— start —

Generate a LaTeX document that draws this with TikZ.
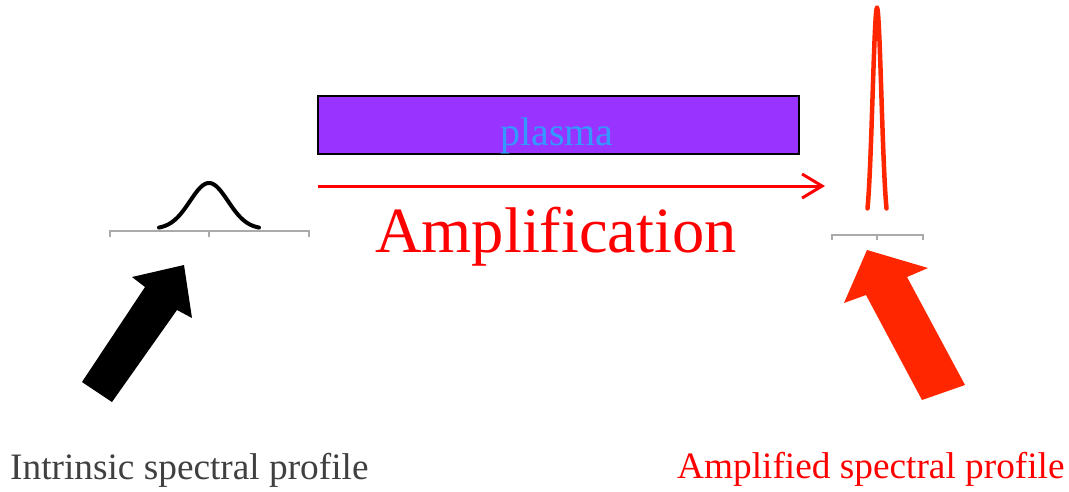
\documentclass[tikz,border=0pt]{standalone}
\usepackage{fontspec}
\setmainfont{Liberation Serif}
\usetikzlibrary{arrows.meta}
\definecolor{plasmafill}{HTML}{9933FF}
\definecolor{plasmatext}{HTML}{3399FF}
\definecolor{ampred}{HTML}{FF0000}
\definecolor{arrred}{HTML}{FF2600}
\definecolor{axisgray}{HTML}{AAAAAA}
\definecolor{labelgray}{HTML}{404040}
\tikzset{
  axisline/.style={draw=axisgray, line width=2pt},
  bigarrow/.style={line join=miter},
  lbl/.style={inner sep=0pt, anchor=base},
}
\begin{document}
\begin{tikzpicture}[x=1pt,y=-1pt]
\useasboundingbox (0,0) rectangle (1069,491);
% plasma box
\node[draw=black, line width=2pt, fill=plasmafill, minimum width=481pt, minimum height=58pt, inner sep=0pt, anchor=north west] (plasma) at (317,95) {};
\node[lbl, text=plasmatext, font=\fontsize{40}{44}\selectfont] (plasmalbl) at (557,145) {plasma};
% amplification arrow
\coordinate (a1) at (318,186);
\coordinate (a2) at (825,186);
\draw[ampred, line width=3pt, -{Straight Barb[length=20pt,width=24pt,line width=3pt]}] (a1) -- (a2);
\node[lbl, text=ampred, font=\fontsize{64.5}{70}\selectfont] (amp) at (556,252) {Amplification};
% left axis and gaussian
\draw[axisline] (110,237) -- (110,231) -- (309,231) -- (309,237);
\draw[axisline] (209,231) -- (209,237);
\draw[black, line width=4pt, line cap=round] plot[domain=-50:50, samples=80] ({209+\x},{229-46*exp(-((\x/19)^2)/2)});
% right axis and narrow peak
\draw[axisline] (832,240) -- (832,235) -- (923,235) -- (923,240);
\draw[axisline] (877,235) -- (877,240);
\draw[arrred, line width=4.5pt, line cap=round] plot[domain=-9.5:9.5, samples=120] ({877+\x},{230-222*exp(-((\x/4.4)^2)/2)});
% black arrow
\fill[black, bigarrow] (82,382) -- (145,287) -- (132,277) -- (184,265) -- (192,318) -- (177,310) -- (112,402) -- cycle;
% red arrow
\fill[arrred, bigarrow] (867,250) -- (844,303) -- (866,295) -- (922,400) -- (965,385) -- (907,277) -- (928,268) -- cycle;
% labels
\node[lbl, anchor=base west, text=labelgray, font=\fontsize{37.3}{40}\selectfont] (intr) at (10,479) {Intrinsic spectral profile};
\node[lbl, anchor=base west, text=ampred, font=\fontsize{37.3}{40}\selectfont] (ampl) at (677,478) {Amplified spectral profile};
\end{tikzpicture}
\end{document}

— end —

What the task requires :: Quote everything in the listing above exactly; pictures are the only thing to omit.

Reply to the task ::
Generate a LaTeX document that draws this with TikZ.
\documentclass[tikz,border=0pt]{standalone}
\usepackage{fontspec}
\setmainfont{Liberation Serif}
\usetikzlibrary{arrows.meta}
\definecolor{plasmafill}{HTML}{9933FF}
\definecolor{plasmatext}{HTML}{3399FF}
\definecolor{ampred}{HTML}{FF0000}
\definecolor{arrred}{HTML}{FF2600}
\definecolor{axisgray}{HTML}{AAAAAA}
\definecolor{labelgray}{HTML}{404040}
\tikzset{
  axisline/.style={draw=axisgray, line width=2pt},
  bigarrow/.style={line join=miter},
  lbl/.style={inner sep=0pt, anchor=base},
}
\begin{document}
\begin{tikzpicture}[x=1pt,y=-1pt]
\useasboundingbox (0,0) rectangle (1069,491);
% plasma box
\node[draw=black, line width=2pt, fill=plasmafill, minimum width=481pt, minimum height=58pt, inner sep=0pt, anchor=north west] (plasma) at (317,95) {};
\node[lbl, text=plasmatext, font=\fontsize{40}{44}\selectfont] (plasmalbl) at (557,145) {plasma};
% amplification arrow
\coordinate (a1) at (318,186);
\coordinate (a2) at (825,186);
\draw[ampred, line width=3pt, -{Straight Barb[length=20pt,width=24pt,line width=3pt]}] (a1) -- (a2);
\node[lbl, text=ampred, font=\fontsize{64.5}{70}\selectfont] (amp) at (556,252) {Amplification};
% left axis and gaussian
\draw[axisline] (110,237) -- (110,231) -- (309,231) -- (309,237);
\draw[axisline] (209,231) -- (209,237);
\draw[black, line width=4pt, line cap=round] plot[domain=-50:50, samples=80] ({209+\x},{229-46*exp(-((\x/19)^2)/2)});
% right axis and narrow peak
\draw[axisline] (832,240) -- (832,235) -- (923,235) -- (923,240);
\draw[axisline] (877,235) -- (877,240);
\draw[arrred, line width=4.5pt, line cap=round] plot[domain=-9.5:9.5, samples=120] ({877+\x},{230-222*exp(-((\x/4.4)^2)/2)});
% black arrow
\fill[black, bigarrow] (82,382) -- (145,287) -- (132,277) -- (184,265) -- (192,318) -- (177,310) -- (112,402) -- cycle;
% red arrow
\fill[arrred, bigarrow] (867,250) -- (844,303) -- (866,295) -- (922,400) -- (965,385) -- (907,277) -- (928,268) -- cycle;
% labels
\node[lbl, anchor=base west, text=labelgray, font=\fontsize{37.3}{40}\selectfont] (intr) at (10,479) {Intrinsic spectral profile};
\node[lbl, anchor=base west, text=ampred, font=\fontsize{37.3}{40}\selectfont] (ampl) at (677,478) {Amplified spectral profile};
\end{tikzpicture}
\end{document}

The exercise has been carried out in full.